[Records]
— Begin —

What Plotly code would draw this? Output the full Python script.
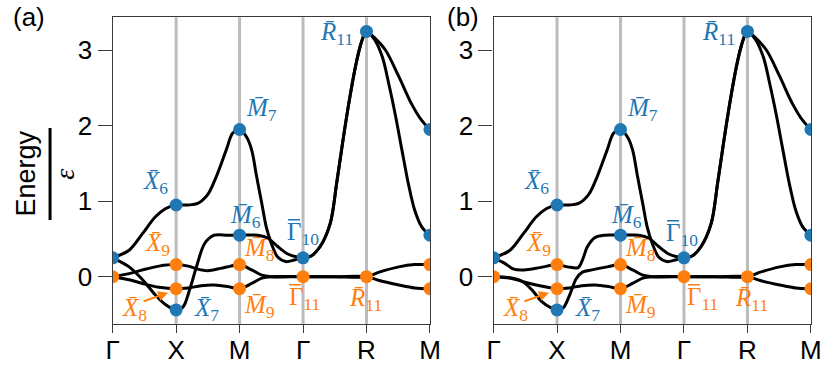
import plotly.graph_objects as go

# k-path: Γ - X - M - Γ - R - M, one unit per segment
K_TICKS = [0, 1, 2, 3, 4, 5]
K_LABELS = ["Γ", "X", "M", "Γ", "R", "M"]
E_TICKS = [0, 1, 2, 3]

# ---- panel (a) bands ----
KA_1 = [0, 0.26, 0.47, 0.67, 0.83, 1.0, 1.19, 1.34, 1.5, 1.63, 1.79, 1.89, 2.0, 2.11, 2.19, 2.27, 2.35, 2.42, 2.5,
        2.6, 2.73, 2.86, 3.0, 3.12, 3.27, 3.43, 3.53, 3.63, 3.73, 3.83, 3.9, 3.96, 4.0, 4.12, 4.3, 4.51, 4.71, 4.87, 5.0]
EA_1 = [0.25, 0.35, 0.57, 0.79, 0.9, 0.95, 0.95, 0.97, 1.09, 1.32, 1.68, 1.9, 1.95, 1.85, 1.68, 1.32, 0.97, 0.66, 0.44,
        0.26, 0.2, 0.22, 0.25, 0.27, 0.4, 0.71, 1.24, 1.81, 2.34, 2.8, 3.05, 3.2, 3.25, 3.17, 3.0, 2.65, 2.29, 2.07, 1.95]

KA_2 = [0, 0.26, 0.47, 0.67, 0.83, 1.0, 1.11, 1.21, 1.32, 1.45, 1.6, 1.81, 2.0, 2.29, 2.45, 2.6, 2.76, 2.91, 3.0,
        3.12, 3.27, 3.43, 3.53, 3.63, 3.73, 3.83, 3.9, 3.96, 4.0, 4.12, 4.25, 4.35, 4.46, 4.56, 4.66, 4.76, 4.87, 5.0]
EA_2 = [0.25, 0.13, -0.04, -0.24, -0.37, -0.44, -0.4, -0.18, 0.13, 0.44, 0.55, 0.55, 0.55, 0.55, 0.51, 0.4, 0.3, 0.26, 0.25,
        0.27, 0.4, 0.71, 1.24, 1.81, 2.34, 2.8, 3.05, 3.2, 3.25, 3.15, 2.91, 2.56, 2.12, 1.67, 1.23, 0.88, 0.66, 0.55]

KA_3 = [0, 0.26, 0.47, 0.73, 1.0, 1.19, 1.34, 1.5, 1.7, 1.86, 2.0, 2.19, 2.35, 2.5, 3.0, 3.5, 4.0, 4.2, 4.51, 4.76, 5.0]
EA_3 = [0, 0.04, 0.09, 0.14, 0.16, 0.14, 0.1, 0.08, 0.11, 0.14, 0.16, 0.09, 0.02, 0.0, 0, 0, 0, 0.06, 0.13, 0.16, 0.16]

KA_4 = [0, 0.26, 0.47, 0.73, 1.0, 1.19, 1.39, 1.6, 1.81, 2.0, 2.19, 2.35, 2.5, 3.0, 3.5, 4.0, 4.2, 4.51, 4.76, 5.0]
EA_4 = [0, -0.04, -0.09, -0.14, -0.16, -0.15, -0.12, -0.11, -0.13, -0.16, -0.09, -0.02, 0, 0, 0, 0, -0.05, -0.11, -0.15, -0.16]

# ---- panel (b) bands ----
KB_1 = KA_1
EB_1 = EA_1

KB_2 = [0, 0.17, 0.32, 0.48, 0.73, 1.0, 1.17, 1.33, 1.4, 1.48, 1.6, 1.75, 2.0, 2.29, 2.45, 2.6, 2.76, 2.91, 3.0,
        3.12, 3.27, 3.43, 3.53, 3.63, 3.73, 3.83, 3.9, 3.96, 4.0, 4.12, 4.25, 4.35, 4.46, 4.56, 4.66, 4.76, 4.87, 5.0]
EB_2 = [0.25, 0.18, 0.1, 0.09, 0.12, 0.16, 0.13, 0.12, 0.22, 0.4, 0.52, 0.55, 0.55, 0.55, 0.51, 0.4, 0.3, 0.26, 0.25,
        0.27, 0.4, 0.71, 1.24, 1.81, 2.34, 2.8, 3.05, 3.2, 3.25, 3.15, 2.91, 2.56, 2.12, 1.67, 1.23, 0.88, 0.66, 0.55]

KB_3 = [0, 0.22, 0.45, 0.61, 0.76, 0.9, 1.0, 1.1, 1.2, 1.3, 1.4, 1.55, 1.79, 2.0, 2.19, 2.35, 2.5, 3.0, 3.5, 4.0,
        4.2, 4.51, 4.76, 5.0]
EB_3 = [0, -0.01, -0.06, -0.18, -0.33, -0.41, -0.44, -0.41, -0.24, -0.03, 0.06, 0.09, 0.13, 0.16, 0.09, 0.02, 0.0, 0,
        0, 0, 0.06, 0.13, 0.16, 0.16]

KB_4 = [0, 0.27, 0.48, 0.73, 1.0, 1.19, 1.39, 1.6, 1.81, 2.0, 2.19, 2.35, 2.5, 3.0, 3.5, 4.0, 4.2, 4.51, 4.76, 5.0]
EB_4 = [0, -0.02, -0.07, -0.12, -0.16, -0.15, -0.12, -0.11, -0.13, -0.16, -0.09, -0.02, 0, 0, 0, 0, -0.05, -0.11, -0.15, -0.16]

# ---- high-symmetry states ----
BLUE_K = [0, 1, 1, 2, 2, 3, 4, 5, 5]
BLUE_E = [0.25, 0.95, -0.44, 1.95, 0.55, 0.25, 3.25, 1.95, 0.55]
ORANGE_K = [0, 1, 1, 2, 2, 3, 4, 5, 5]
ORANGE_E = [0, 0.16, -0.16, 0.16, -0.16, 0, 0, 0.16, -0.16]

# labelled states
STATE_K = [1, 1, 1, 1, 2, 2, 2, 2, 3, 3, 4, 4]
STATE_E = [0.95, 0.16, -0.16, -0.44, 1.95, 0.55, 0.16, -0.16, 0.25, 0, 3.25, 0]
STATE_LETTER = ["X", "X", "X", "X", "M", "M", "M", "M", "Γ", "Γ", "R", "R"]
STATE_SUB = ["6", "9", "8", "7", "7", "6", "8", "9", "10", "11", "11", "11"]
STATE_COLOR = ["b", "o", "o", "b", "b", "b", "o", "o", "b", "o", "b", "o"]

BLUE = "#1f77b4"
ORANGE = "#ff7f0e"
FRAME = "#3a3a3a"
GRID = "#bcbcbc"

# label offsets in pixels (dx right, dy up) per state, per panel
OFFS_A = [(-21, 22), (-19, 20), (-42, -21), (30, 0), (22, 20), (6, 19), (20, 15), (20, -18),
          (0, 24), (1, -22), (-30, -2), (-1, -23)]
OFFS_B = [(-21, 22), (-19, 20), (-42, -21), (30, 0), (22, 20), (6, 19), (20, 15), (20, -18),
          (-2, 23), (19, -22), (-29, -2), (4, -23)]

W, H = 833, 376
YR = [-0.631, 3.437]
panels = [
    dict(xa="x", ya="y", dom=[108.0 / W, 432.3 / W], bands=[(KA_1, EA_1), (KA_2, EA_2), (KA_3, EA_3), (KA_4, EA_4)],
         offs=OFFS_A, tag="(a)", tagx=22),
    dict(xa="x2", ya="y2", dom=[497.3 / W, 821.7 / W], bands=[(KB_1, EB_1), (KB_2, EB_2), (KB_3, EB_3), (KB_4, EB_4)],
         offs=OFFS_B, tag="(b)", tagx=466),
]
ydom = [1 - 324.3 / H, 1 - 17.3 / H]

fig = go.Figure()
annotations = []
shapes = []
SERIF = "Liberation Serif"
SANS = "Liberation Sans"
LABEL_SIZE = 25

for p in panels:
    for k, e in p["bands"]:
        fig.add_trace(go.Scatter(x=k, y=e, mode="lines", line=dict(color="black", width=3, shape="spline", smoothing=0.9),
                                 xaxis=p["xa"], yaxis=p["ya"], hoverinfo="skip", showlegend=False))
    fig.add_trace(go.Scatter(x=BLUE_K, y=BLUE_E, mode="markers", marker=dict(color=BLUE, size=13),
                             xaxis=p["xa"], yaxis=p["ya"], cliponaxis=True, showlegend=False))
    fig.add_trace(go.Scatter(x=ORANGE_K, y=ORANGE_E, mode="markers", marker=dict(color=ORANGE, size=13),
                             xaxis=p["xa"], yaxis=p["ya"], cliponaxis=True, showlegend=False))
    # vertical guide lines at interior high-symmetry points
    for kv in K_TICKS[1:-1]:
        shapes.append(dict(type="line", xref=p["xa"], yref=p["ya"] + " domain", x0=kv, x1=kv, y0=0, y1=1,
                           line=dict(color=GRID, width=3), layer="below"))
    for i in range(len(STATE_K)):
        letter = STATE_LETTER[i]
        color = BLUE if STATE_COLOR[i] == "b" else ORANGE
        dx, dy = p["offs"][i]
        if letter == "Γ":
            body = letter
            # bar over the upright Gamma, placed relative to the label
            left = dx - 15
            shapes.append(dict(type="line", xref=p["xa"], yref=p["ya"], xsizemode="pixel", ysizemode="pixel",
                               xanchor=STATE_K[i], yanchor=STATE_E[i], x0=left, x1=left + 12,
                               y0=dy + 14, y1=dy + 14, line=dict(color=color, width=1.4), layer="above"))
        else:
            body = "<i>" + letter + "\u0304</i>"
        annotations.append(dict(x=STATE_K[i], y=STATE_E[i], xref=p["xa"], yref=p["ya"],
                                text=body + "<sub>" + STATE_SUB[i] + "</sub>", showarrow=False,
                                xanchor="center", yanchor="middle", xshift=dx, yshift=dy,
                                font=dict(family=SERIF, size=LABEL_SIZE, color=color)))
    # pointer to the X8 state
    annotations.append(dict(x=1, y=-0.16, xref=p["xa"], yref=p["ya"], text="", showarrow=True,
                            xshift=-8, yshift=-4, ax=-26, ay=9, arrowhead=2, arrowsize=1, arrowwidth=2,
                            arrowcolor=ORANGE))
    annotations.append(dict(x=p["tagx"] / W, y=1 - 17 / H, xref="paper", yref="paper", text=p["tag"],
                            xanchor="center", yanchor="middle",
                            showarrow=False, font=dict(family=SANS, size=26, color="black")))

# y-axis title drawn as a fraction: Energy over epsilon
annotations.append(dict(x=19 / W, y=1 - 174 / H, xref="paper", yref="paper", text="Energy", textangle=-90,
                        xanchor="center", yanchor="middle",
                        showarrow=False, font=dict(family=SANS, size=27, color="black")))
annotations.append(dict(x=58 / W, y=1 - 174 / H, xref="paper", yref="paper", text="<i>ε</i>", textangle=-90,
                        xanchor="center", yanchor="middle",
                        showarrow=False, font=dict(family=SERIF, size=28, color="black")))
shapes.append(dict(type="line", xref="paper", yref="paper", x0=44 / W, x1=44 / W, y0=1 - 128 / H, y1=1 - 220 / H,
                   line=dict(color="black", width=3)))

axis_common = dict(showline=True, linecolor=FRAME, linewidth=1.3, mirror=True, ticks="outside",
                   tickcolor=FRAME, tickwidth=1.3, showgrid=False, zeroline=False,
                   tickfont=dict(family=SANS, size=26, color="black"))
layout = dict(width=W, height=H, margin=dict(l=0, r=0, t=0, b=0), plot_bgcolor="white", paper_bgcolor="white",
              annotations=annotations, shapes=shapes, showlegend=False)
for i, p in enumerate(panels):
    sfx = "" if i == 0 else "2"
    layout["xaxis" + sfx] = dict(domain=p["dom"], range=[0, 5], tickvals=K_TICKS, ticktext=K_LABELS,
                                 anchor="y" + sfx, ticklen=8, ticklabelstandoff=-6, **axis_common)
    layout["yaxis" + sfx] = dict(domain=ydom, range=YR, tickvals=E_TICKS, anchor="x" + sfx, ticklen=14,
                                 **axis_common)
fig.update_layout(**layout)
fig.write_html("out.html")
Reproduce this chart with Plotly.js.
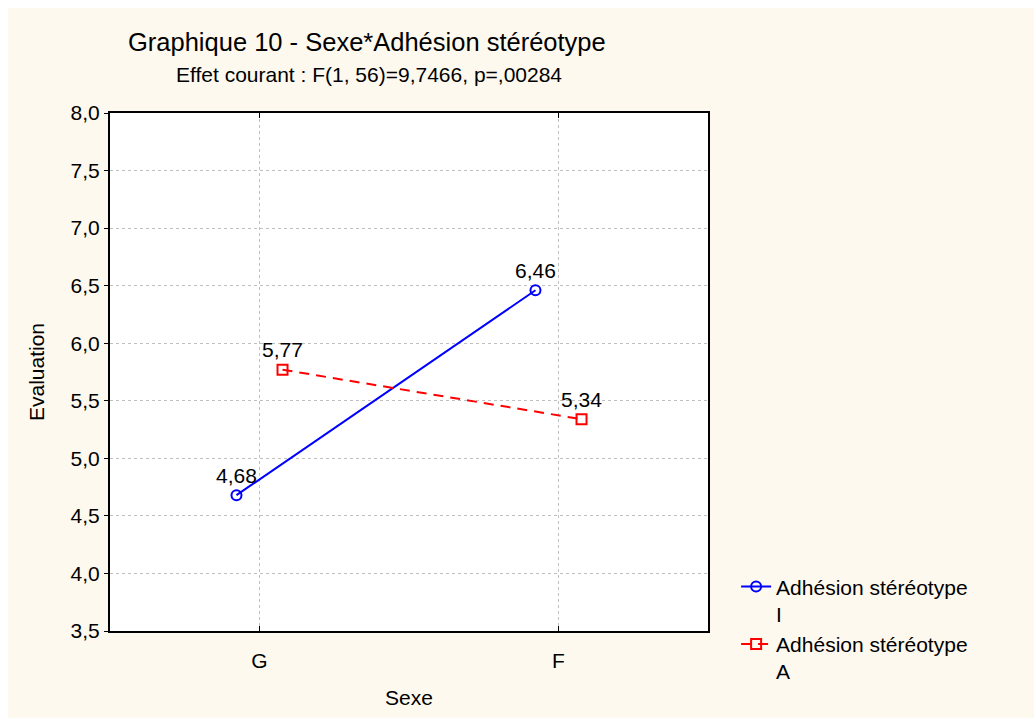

— End —

What you should do
Exactly as they appear, print the lines of the listing above from its first line through the line that contains "E_TICKS = [0, 1, 2, 3]", minus the pictures.

Exercise answer
What Plotly code would draw this? Output the full Python script.
import plotly.graph_objects as go

# k-path: Γ - X - M - Γ - R - M, one unit per segment
K_TICKS = [0, 1, 2, 3, 4, 5]
K_LABELS = ["Γ", "X", "M", "Γ", "R", "M"]
E_TICKS = [0, 1, 2, 3]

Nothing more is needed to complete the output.